Pull Together in Prayer


The Roman scutum was a concave shield that was 43 inches high and 34 inches wide. The soldier could use the scutum for both offense and defense. Personal protection is important, but when he pulled together with other soldiers, the scutum's effectiveness increased exponentially. 





In times of intense attack, a unit of Roman soldiers pull in tight. The soldiers on the edges joined together, shield to shield, to create an impregnable wall that surrounded the unit. Those in the middle would raise their scutum to form a bunker of sorts, safe from the enemy archers. With their scutum pulled together, the unit would become like a walking tank. Enemy assailants would wear themselves out pointlessly swinging swords trying to penetrate the wall of shields to no avail. The exhausted enemy then became easy prey for the Roman counter-attack.





In Ephesians 6 Paul calls for the followers of Christ to put on the whole armor of God (shield included). But that's not all. He also calls them to pull together.





Praying at all times in the Spirit, with all prayer and supplication. To that end, keep alert with all perseverance, making supplication for all the saints, and also for me, that words may be given to me in opening my mouth boldly to proclaim the mystery of the gospel.

Ephesians 6:18-19




Pray Singularly





God's design is not for us to live the Christian life in singular, but in plural. Christianity is not spiritual isolation, but faith community. It's not "my" prayer life, but "our" prayer life.
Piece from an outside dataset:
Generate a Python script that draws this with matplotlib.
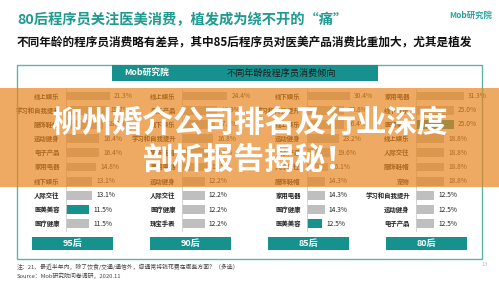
"""
不同年龄段程序员消费倾向（Mob研究院）の再現
"""

import matplotlib.pyplot as plt
from matplotlib.patches import Rectangle

plt.rcParams['font.family'] = ['Noto Sans CJK SC', 'DejaVu Sans']

# データ
p95_labels = ['线上娱乐', '学习和自我提升', '服饰鞋帽', '运动健身', '电子产品',
              '家用电器', '线下娱乐', '人际交往', '医美美容', '医疗健康']
p95_values = [21.3, 19.7, 18.0, 16.4, 16.4, 14.8, 13.1, 13.1, 11.5, 11.5]

p90_labels = ['线上娱乐', '电子产品', '线下娱乐', '学习和自我提升', '服饰鞋帽',
              '家用电器', '运动健身', '人际交往', '医疗健康', '珠宝手表']
p90_values = [24.4, 18.9, 17.6, 16.8, 14.9, 13.5, 12.2, 12.2, 12.2, 12.2]

p85_labels = ['线下娱乐', '学习和自我提升', '线上娱乐', '运动健身', '电子产品',
              '人际交往', '服饰鞋帽', '家用电器', '医疗健康', '医美美容']
p85_values = [30.4, 26.8, 26.4, 23.2, 19.6, 16.1, 14.3, 14.3, 14.3, 12.5]

p80_labels = ['家用电器', '线下娱乐', '医美美容', '线上娱乐', '人际交往',
              '服饰鞋帽', '宠物', '学习和自我提升', '运动健身', '电子产品']
p80_values = [31.3, 25.0, 25.0, 18.8, 18.8, 18.8, 18.8, 12.5, 12.5, 12.5]

group_names = ['95后', '90后', '85后', '80后']
highlight = '医美美容'

# 色
TEAL = '#17918e'
GRAY = '#bfbfbf'
ORANGE = '#e8861f'

W, H = 499, 281


def fx(px):
    return px / W


def fy(py):
    return 1 - py / H


fig = plt.figure(figsize=(W / 100, H / 100), dpi=100)
fig.patch.set_facecolor('white')

# タイトル
fig.text(fx(17), fy(20), '80后程序员关注医美消费，植发成为绕不开的“痛”',
         fontsize=10.3, fontweight='bold', color='#1f9a90', va='center')
fig.text(fx(17), fy(42), '不同年龄的程序员消费略有差异，其中85后程序员对医美产品消费比重加大，尤其是植发',
         fontsize=8.4, fontweight='bold', color='#111111', va='center')
fig.text(fx(492), fy(15), 'Mob研究院', fontsize=6, fontweight='bold', style='italic',
         color='#2aa39a', va='center', ha='right')

# 枠とヘッダー
fig.add_artist(Rectangle((fx(17), fy(259)), fx(465), 194 / H, transform=fig.transFigure,
                         fill=False, edgecolor='#5fb3ad', lw=1.0))
fig.add_artist(Rectangle((fx(112), fy(81)), fx(266), 16 / H, transform=fig.transFigure,
                         facecolor=TEAL, edgecolor='none'))
fig.text(fx(124), fy(73), 'Mob研究院', fontsize=6.3, fontweight='bold', style='italic',
         color='white', va='center')
fig.text(fx(281), fy(73), '不同年龄段程序员消费倾向', fontsize=6.6,
         color='#1a1a1a', va='center', ha='center')

# パネル: (ラベル, 値, バー開始x px, 軸の起点, px/%)
panels = [
    (p95_labels, p95_values, 66, 0.75, 2.14),
    (p90_labels, p90_values, 182, 0.0, 1.85),
    (p85_labels, p85_values, 307, 2.9, 1.56),
    (p80_labels, p80_values, 416, 1.2, 1.59),
]
buttons_x = [32, 150, 268, 386]

row0, row_step = 96, 14.2
n = 10
top = row0 - row_step / 2
height_px = row_step * n
ax_w = 80

for (labels, values, x0, v0, slope), name, bx in zip(panels, group_names, buttons_x):
    ax = fig.add_axes([fx(x0), fy(top + height_px), fx(ax_w), height_px / H])
    ax.set_xlim(v0, v0 + ax_w / slope)
    ax.set_ylim(n - 0.5, -0.5)
    colors = [TEAL if lab == highlight else GRAY for lab in labels]
    ax.barh(range(n), values, height=0.63, color=colors)
    for i, (lab, v) in enumerate(zip(labels, values)):
        ax.annotate(lab, (v0, i), xytext=(-4.5, 0), textcoords='offset points',
                    ha='right', va='center', fontsize=4.6, fontweight='bold',
                    color='#222222', annotation_clip=False)
        ax.annotate(f'{v:.1f}%', (v, i), xytext=(3, 0), textcoords='offset points',
                    ha='left', va='center', fontsize=4.8, color='#222222',
                    annotation_clip=False)
    for s in ['top', 'right', 'bottom']:
        ax.spines[s].set_visible(False)
    ax.spines['left'].set_color('#cfcfcf')
    ax.spines['left'].set_linewidth(0.6)
    ax.set_xticks([])
    ax.set_yticks([])
    ax.patch.set_alpha(0)

    # 下部のグループラベル
    fig.add_artist(Rectangle((fx(bx), fy(250)), fx(81), 13 / H, transform=fig.transFigure,
                             facecolor=TEAL, edgecolor='none'))
    fig.text(fx(bx + 40.5), fy(243.5), name, fontsize=6.5, fontweight='bold',
             color='white', ha='center', va='center')

# 注記
fig.text(fx(17), fy(267), '注：21、最近半年内，除了饮食/交通/通信外，您通常将钱花费在哪些方面？（多选）',
         fontsize=4.2, color='#444444', va='center')
fig.text(fx(17), fy(276), 'Source：Mob研究院问卷调研，2020.11',
         fontsize=4.2, color='#444444', va='center')
fig.text(fx(485), fy(265), '13', fontsize=4.2, color='#bbbbbb', va='center', ha='center')

# オレンジの帯とキャッチコピー
fig.add_artist(Rectangle((0, fy(187)), 1, 99 / H, transform=fig.transFigure,
                         facecolor=ORANGE, alpha=0.7, edgecolor='none', zorder=10))
fig.text(0.5, fy(123), '柳州婚介公司排名及行业深度', fontsize=22, fontweight='heavy',
         color='white', ha='center', va='center', zorder=11)
fig.text(0.5, fy(160), '剖析报告揭秘！', fontsize=22, fontweight='heavy',
         color='white', ha='center', va='center', zorder=11)

fig.savefig('out.png', dpi=100)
How is the prayer life of your church or small group? In most cases, we call on "someone" to pray while everyone else listens. The picture of the Roman unit using the scutum is a great illustration of a Biblical principle of prayer. Jesus pointed us toward agreement in prayer. He did not compel the church to pick someone to pray, but to agree together in prayer (Matthew 18:19-20). 





If you practice community prayer where one voice is heard, make sure that others are not just listening, but agreeing together in prayer.





Pray Strategically





We read in Ephesians 6 that the devil is a schemer (6:11). In most faith communities, prayer time means to take a few requests and pray off the cuff. But notice that Paul calls for perseverance in prayer. So what's the long-view, strategic plan of prayer for your group? Are you all monitoring Satan's schemes and praying strategically against them? Are you persevering in prayer, or are you just mentioning things to pray about and then giving them to God for 15 seconds? 





Pray Specifically





Paul says we should be making supplication for all the saints. Supplication means requests. Prayer is asking. 





One of the reasons prayer is ineffective in the Christian community is because it is not specific. We are asking God for good days and blessings, but not making specific supplications. An effective prayer strategy is one that is specific enough that the answers are measurable. Specified prayer becomes urgent prayer. 





Bible Study





Read Matthew 18:15-20.





  • What does this passage teach us about the process of restoration for a sinning brother?
  • List principles of prayer contained in this passage.
  • How are you inspired to praise Jesus from this passage?




Challenge





Pull together a group of people with whom you can engage in long-term, persevering prayer that is strategic in its focus. If you are already in a small group, help your church focus on agreement in prayer and praying about strategic, specific things rather than generalities.